Remember the importance of word of mouth, especially at the Fringe, so consider more than one performance!

  • Include references to any touch tours on your standard marketing. Include it on posters and flyers rather than thinking of marketing your touch tour as being an entirely separate thing to marketing your show as a whole.
  • The earlier you can confirm you will provide a touch tour, the more beneficial this will be for the audience as it gives them time to plan and prepare.
  • As touch tours are often paired with audio described or relaxed performances, see further marketing advice in the audio description and relaxed performance guides and marketing sections.
  • Marketing a relaxed performance can have the added purpose of preparing the audience for your show and the environment they are going to enter. It is also necessary for those attending, even if they themselves do not require the accessibility of a relaxed performance, to ensure that they are respectful of people who do require it. 
  • Include references to any relaxed performances on your standard marketing. Include it on posters and flyers rather than thinking of marketing your relaxed performance as being an entirely separate thing to marketing your show as a whole.
  • On the Fringe website, your show listing will include a list of triggers and other factors audiences should be aware of contained in the performance. 

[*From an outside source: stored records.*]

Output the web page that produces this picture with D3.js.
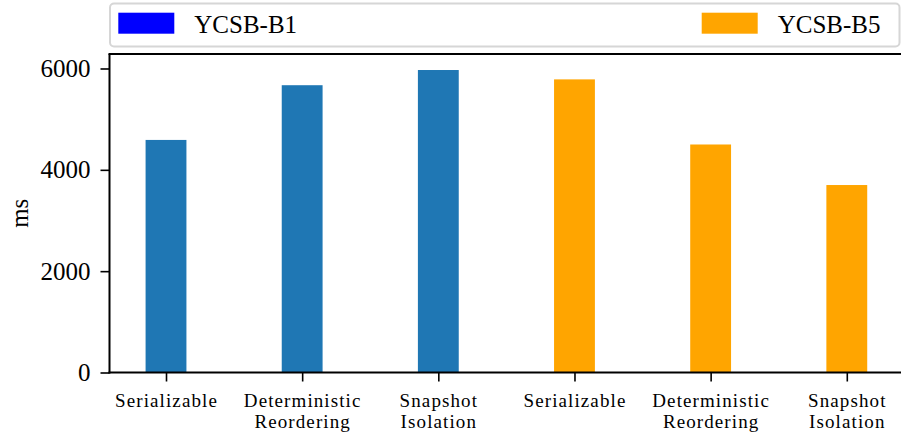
<!DOCTYPE html>
<html>
<head>
<meta charset="utf-8">
<script src="https://cdn.jsdelivr.net/npm/d3@7"></script>
<style>
  html, body { margin: 0; padding: 0; background: #fff; }
  svg { display: block; }
  text { font-family: "Liberation Serif", "DejaVu Serif", serif; fill: #000; }
</style>
</head>
<body>
<svg id="chart" width="901" height="437"></svg>
<script>
// Latency per isolation level for two YCSB workloads
const categories = [
  "Serializable", "Deterministic\nReordering", "Snapshot\nIsolation",
  "Serializable", "Deterministic\nReordering", "Snapshot\nIsolation"
];
const seriesNames = ["YCSB-B1", "YCSB-B5"];
const b1Values = [4590, 5670, 5970];
const b5Values = [5785, 4500, 3700];
const yTicks = [0, 2000, 4000, 6000];
const yLabel = "ms";

const barColors = ["#1f77b4", "#ffa500"];
const legendColors = ["#0000ff", "#ffa500"];

const bars = [
  ...b1Values.map((v, i) => ({ x: i, v, s: 0 })),
  ...b5Values.map((v, i) => ({ x: i + 3, v, s: 1 }))
];

const svg = d3.select("#chart");
const plot = { left: 109.5, top: 54, bottom: 372.5 };
const barWidth = 0.3;

const x = d3.scaleLinear().domain([-0.415, 5.415]).range([plot.left, 903.3]);
const y = d3.scaleLinear().domain([0, 6286]).range([plot.bottom, plot.top]);

// bars
svg.append("g").selectAll("rect").data(bars).join("rect")
  .attr("x", d => x(d.x - barWidth / 2))
  .attr("width", d => x(barWidth) - x(0))
  .attr("y", d => y(d.v))
  .attr("height", d => y(0) - y(d.v))
  .attr("fill", d => barColors[d.s]);

// y axis
const yAxis = svg.append("g")
  .attr("transform", `translate(${plot.left},0)`)
  .call(d3.axisLeft(y).tickValues(yTicks).tickFormat(d3.format("d")).tickSize(9).tickPadding(10));
yAxis.select(".domain").remove();
yAxis.selectAll(".tick line").attr("stroke", "#000").attr("stroke-width", 1.6);
yAxis.selectAll(".tick text").attr("font-size", 25).attr("font-family", "Liberation Serif");

// x axis: category labels, one text element per line
const xAxis = svg.append("g")
  .attr("transform", `translate(0,${plot.bottom})`)
  .call(d3.axisBottom(x).tickValues(d3.range(categories.length)).tickSize(9).tickFormat(""));
xAxis.select(".domain").remove();
xAxis.selectAll(".tick line").attr("stroke", "#000").attr("stroke-width", 1.6);
xAxis.selectAll(".tick").each(function (d) {
  const g = d3.select(this);
  categories[d].split("\n").forEach((line, k) => {
    g.append("text")
      .attr("text-anchor", "middle")
      .attr("font-size", 19)
      .attr("letter-spacing", 1.1)
      .attr("font-family", "Liberation Serif")
      .attr("x", 0)
      .attr("y", 34 + k * 21)
      .text(line);
  });
});

// spines: left, bottom, top
const spine = svg.append("g").attr("stroke", "#000").attr("stroke-width", 2).attr("fill", "none");
spine.append("line").attr("x1", plot.left).attr("x2", plot.left).attr("y1", plot.top).attr("y2", plot.bottom + 1);
spine.append("line").attr("x1", plot.left - 1).attr("x2", 901).attr("y1", plot.bottom).attr("y2", plot.bottom);
spine.append("line").attr("x1", plot.left - 1).attr("x2", 901).attr("y1", plot.top).attr("y2", plot.top);

// y label
svg.append("text")
  .attr("transform", `translate(28,${(plot.top + plot.bottom) / 2}) rotate(-90)`)
  .attr("text-anchor", "middle")
  .attr("font-size", 25)
  .text(yLabel);

// legend
const legend = svg.append("g");
legend.append("rect")
  .attr("x", 110).attr("y", 3.5).attr("width", 789.5).attr("height", 43)
  .attr("rx", 4).attr("fill", "#fff").attr("stroke", "#d6d6d6").attr("stroke-width", 2);
const legendX = [118.3, 701.7];
seriesNames.forEach((name, i) => {
  legend.append("rect")
    .attr("x", legendX[i]).attr("y", 12.7).attr("width", 56).attr("height", 21)
    .attr("fill", legendColors[i]);
  legend.append("text")
    .attr("x", legendX[i] + 76).attr("y", 33)
    .attr("font-size", 25)
    .text(name);
});
</script>
</body>
</html>
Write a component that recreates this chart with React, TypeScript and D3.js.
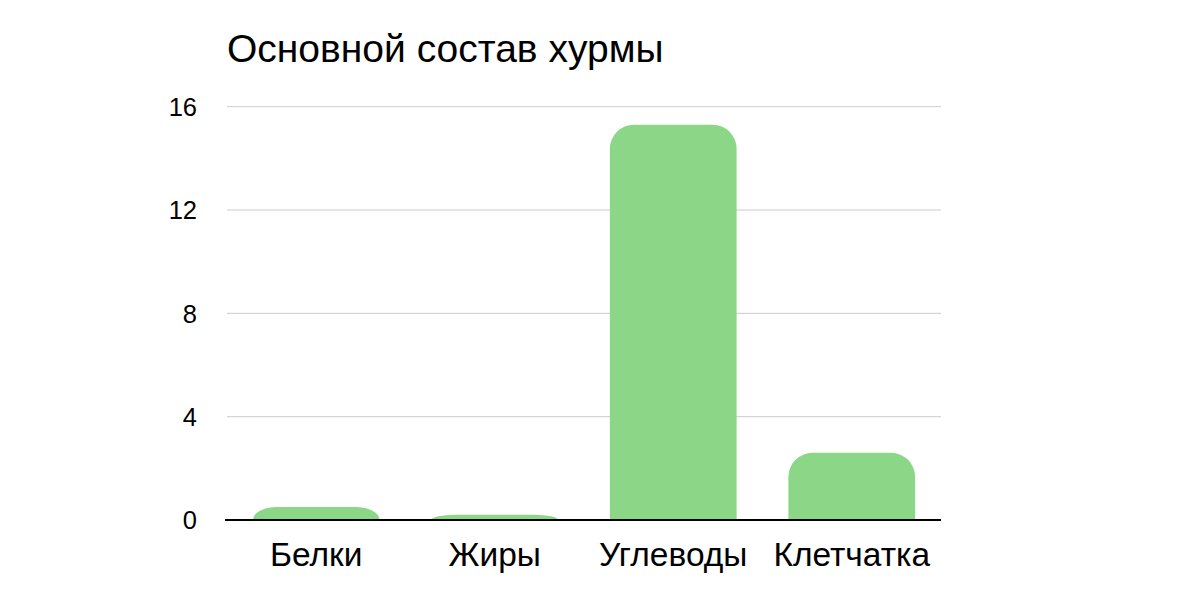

  • If possible, make a video trailer for your show. This could contain the same information as your show’s introduction and as the social story, feature cast members using Makaton and, if possible, provide a tour of the venue space. This could also be included on your show’s listings page on the Fringe website.
  • Alternatively, find out if the venue has a video or photographs detailing what the venue space looks like.
  • Use social media to the fullest when promoting your relaxed performance. Ask the Fringe Society to supply a list of groups who have requested to be sent information of this kind to be shared among their networks.
  • The Fringe Society provides sensory backpacks to autistic people, and others, who find the Fringe to be a stressful environment. These contain ear defenders, fidgets and other items intended to reduce stress and lessen the impact the busy atmosphere the Festival Fringe can have on the senses. This information could also be made available when promoting your show.